Continuing down the render pipeline, we reach the section of the deferred lighting. Above, i mentioned that we would be looking at this. The deferred lighting takes 2.5 miliseconds. 2 miliseconds for the spherical point-lights, and half a milisecond for the ambient/sun light.

This is simply way too slow. This sort of light uses simple formulas, and the steam deck is powerful enough to draw thousands of fancy math PBR lights no sweat if used properly. So what is going on here?

The issue is yet again, due to bandwidth and the overdraw caused by the lights.

map In renderdoc, we can select the Overlay: Quad Overdraw (pass) option to check the overdraw of a given renderpass. This go through the colors of the rainbow towards white depending on how much the scene overdraws. If you have light blue, its already a warning. this goes much further beyond.

The deferred rendering here is broken, with it not doing the stencil part properly, and each light drawing a transparent sphere with depth testing disabled that will run the math on every single pixel inside it. This is probably the single worst possible way to implement deferred lights, and a simple bruteforce algorithm would significantly outperform it.

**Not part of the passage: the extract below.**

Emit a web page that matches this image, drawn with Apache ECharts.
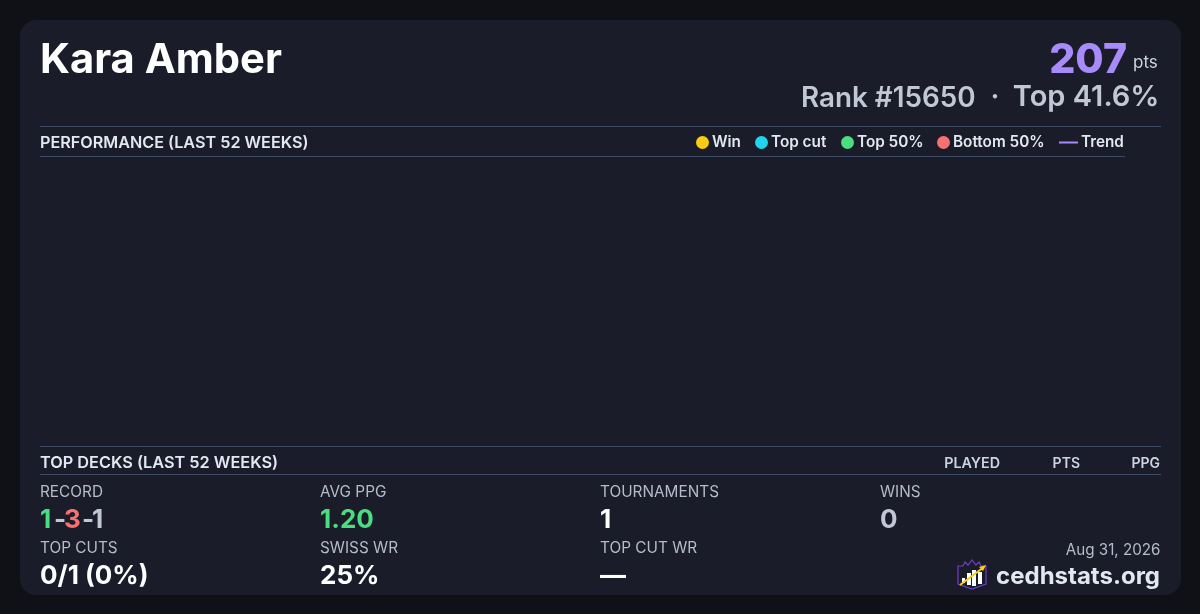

The overdraw here is considerable, and the bandwith used is massive, as for every pixel in those sphere draws it needs to load all of the data and write the light value back. To improve this, the developers could implement a simple full-screen quad with a bruteforce shader (the simplest possible, loop every light at every pixel), and it would drop that 2.5 ms perf usage down to 0.5 or so. Their amount of lights is fairly low, so it doesnt matter much.

Alternatively, and this would likely be a single-line fix, they should enable depth-testing for the lights, so that they dont render behind buildings. And also implement culling for them, as renderdoc shows that its doing the light calculations for every light in the map, not checking if they are visible.

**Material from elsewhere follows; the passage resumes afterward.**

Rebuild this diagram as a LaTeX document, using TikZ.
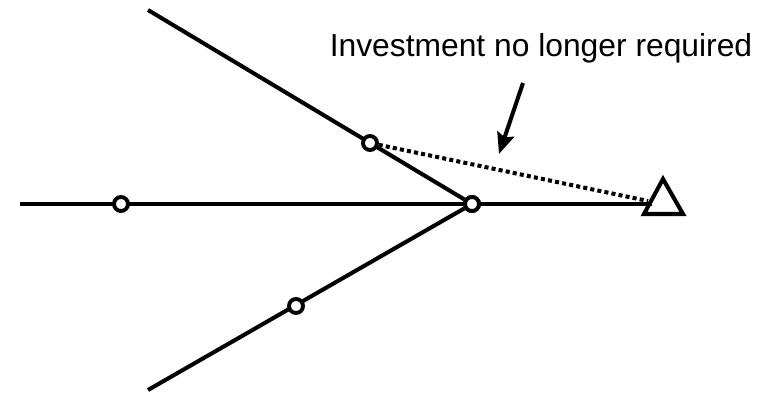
\documentclass[tikz,border=0pt]{standalone}
\usepackage{fontspec}
\setmainfont{Liberation Sans}
\usetikzlibrary{arrows.meta}
\begin{document}
\begin{tikzpicture}[x=0.02cm,y=-0.02cm,
  ln/.style={line width=2.3pt},
  pt/.style={circle,draw,fill=white,line width=2.2pt,minimum size=0.28cm,inner sep=0pt},
  lbl/.style={font=\fontsize{18.1}{21}\selectfont,inner sep=0pt}]
\useasboundingbox (0,0) rectangle (762,395);
% end coordinates
\coordinate (ul) at (148,10);
\coordinate (hl) at (20,204);
\coordinate (ll) at (148,390);
\coordinate (hr) at (652,204);
% triangle
\coordinate (t1) at (663,179);
\coordinate (t2) at (644,214);
\coordinate (t3) at (683,214);
\coordinate (dend) at (648,201);
% nodes
\node[pt] (j) at (472,204) {};
\draw[ln] (ul) -- (j);
\draw[ln] (hl) -- (hr);
\draw[ln] (ll) -- (j);
\draw[ln,line join=miter] (t1) -- (t2) -- (t3) -- cycle;
\node[pt] (a) at (121,204) {};
\node[pt] (b) at (370,143) {};
\node[pt] (c) at (296,306) {};
\node[pt] (j2) at (472,204) {};
\draw[line width=2.3pt,dash pattern=on 2.3pt off 1.8pt] (b) -- (dend);
\node[lbl] (txt) at (541,48) {Investment no longer required};
\coordinate (as) at (523,83);
\coordinate (ae) at (499,154);
\draw[ln,-{Stealth[length=12pt,width=10pt,inset=2pt]}] (as) -- (ae);
\end{tikzpicture}
\end{document}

Once characters and background are rendered, we enter the final section of the frame, with transparencies, postfx, and UI. This takes 5.5 miliseconds. Remember the mention of those full screen quads for different effects? Due to memory constraints, a full screen quad at native resolution on a steam deck will take 0.25 miliseconds by itself, and we have quite a few here.

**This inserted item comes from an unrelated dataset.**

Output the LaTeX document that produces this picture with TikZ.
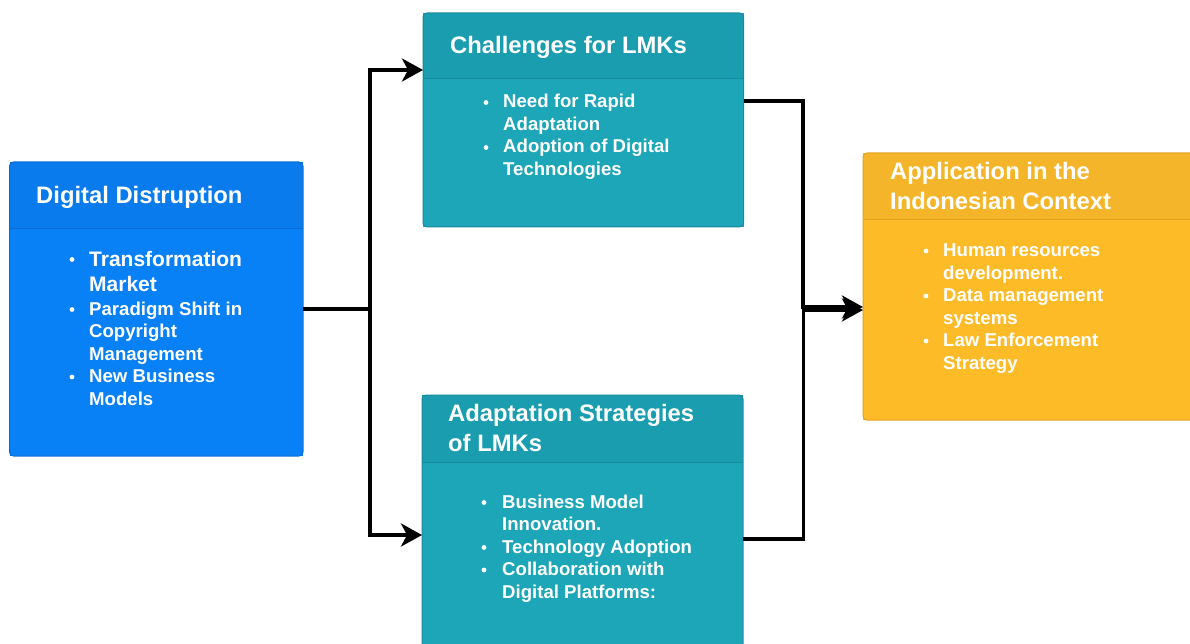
\documentclass[tikz,border=0pt]{standalone}
\usepackage{fontspec}
\setmainfont{Liberation Sans}
\usetikzlibrary{arrows.meta}

\definecolor{bluebody}{RGB}{9,129,246}
\definecolor{bluehead}{RGB}{10,123,236}
\definecolor{blueedge}{RGB}{8,108,210}
\definecolor{tealbody}{RGB}{29,165,184}
\definecolor{tealhead}{RGB}{27,157,176}
\definecolor{tealedge}{RGB}{22,138,155}
\definecolor{yellbody}{RGB}{253,187,40}
\definecolor{yellhead}{RGB}{245,181,42}
\definecolor{yelledge}{RGB}{225,162,32}

\newcounter{txtno}

% panel: name, left, top, right, bottom, header divider y, colour prefix
\newcommand{\panel}[7]{%
  \node[panelbox, fill=#7body, minimum width={#4-#2}, minimum height={#5-#3}]
    (#1) at ({(#2+#4)/2},{(#3+#5)/2}) {};
  \begin{scope}
    \clip[rounded corners=4] (#1.south west) rectangle (#1.north east);
    \fill[#7head] (#1.north west) rectangle (#1.east |- 0,#6);
  \end{scope}
  \draw[#7edge, line width=1] (#1.west |- 0,#6) -- (#1.east |- 0,#6);
  \draw[#7edge, line width=1, rounded corners=4] (#1.south west) rectangle (#1.north east);
}
% heading line and list line, anchored on their baseline
\newcommand{\heading}[3]{\stepcounter{txtno}\node[headtext] (txt\arabic{txtno}) at (#1,#2) {#3};}
\newcommand{\entry}[4][itemfont]{\stepcounter{txtno}\node[itemtext, #1] (txt\arabic{txtno}) at (#2,#3) {#4};}
\newcommand{\dotmark}[2]{\fill[white] (#1,#2) circle (2.4);}

\begin{document}
\begin{tikzpicture}[x=1pt, y=-1pt,
  panelbox/.style={rectangle, inner sep=0, outer sep=0, draw=none},
  headtext/.style={anchor=base west, inner sep=0, text=white,
    font=\fontsize{23.8}{28}\selectfont\bfseries},
  itemfont/.style={font=\fontsize{18.6}{22}\selectfont\bfseries},
  bigitem/.style={font=\fontsize{21}{25}\selectfont\bfseries},
  itemtext/.style={anchor=base west, inner sep=0, text=white},
  link/.style={line width=3.5, black},
  linkarrow/.style={link, -{Stealth[length=21pt 0 0, width=23pt 0 0, inset=6pt 0]}}
]
\useasboundingbox (0,0) rectangle (1190,644);
\clip (0,0) rectangle (1190,644);

% boxes
\panel{dig}{9.5}{162}{303}{456}{229}{blue}
\panel{chal}{423}{13}{743.5}{227}{79}{teal}
\panel{adap}{422}{395}{743}{680}{462}{teal}
\panel{appl}{863}{153}{1220}{420}{220}{yell}

% Digital Distruption
\heading{36}{204}{Digital Distruption}
\dotmark{72}{259.5}
\entry[bigitem]{89}{266}{Transformation}
\entry[bigitem]{89}{291}{Market}
\dotmark{72}{309.5}
\entry{89}{315}{Paradigm Shift in}
\entry{89}{337.5}{Copyright}
\entry{89}{360}{Management}
\dotmark{72}{377}
\entry{89}{382.5}{New Business}
\entry{89}{405}{Models}

% Challenges for LMKs
\heading{450}{53.5}{Challenges for LMKs}
\dotmark{486}{102.5}
\entry{503}{108}{Need for Rapid}
\entry{503}{130.5}{Adaptation}
\dotmark{486}{147.5}
\entry{503}{153}{Adoption of Digital}
\entry{503}{175.5}{Technologies}

% Adaptation Strategies of LMKs
\heading{448}{421.5}{Adaptation Strategies}
\heading{448}{451}{of LMKs}
\dotmark{484}{502.5}
\entry{502}{508}{Business Model}
\entry{502}{530.5}{Innovation.}
\dotmark{484}{547.5}
\entry{502}{553}{Technology Adoption}
\dotmark{484}{570}
\entry{502}{575.5}{Collaboration with}
\entry{502}{598}{Digital Platforms:}

% Application in the Indonesian Context
\heading{890}{179.5}{Application in the}
\heading{890}{209.5}{Indonesian Context}
\dotmark{926}{251}
\entry{943}{256.5}{Human resources}
\entry{943}{279}{development.}
\dotmark{926}{296}
\entry{943}{301.5}{Data management}
\entry{943}{324}{systems}
\dotmark{926}{341}
\entry{943}{346.5}{Law Enforcement}
\entry{943}{369}{Strategy}

% connectors
\draw[linkarrow] (dig.east) -- (370,309) |- (chal.west |- 0,70);
\draw[linkarrow] (dig.east) -- (370,309) |- (adap.west |- 0,535);
\draw[linkarrow] (chal.east |- 0,101) -- (803,101) |- (appl.west |- 0,307);
\draw[linkarrow] (adap.east |- 0,539) -- (803.5,539) |- (appl.west |- 0,310);
\end{tikzpicture}
\end{document}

A lot of the postprocessing and several effects apply layers of effects on top of each other, each as a fullscreen quad. This means that at every one of them, it needs to load the memory for those pixels, do the postprocessing calculations, and store it back. If instead of this it did it in 1 quad (or compute shader) that does multiple things at once, its very likely to be a significant performance win. The transparency and vfx draws here dont take much time, basically negligible at the side of the fullscreen quads. Of those 5.5 miliseconds of transparency, postfx, and UI, around 3.5 to 4 of them are spent due to the overhead of doing fullscreen quads over and over. A lot of those do make sense and are needed as they are, like for the bloom lighting effect, but that entire pipeline could be significantly optimized by merging shaders.

With this whole analysis, how fast could the game run? Assuming no changes on assets, just optimizing the rendering code itself.

The biggest win of all would be the change to the shadows. We can save 8 miliseconds by fixing their culling, which should be a simple code fix. Improving the gbuffer layout compressing memory would save RAM, and will probably drop around half a milisecond from the gbuffer and character passes. Fixing the terrain mesh and its shader would save 0.5 ms to 1 ms, depending on scene. Going from overdraw-hell deferred lighting into a bruteforce algorithm or a fancier scheme would save 2 miliseconds, and improving the postfx pipeline by merging shaders would save 1 to 2 ms more. The total would be 12 to 14 miliseconds saved, which would make the game render almost 2x faster. At that level, the game would stay at 60 fps on most places in the game on the steam deck. We could save a bit more perf by doing things like rendering the shadows at a bit less resolution, offering it as a option in settings. In the same way, removing that 3rd shadow cascade as an option would save another 1-2 ms from the game and would be great for most of it, but it does change the image quality.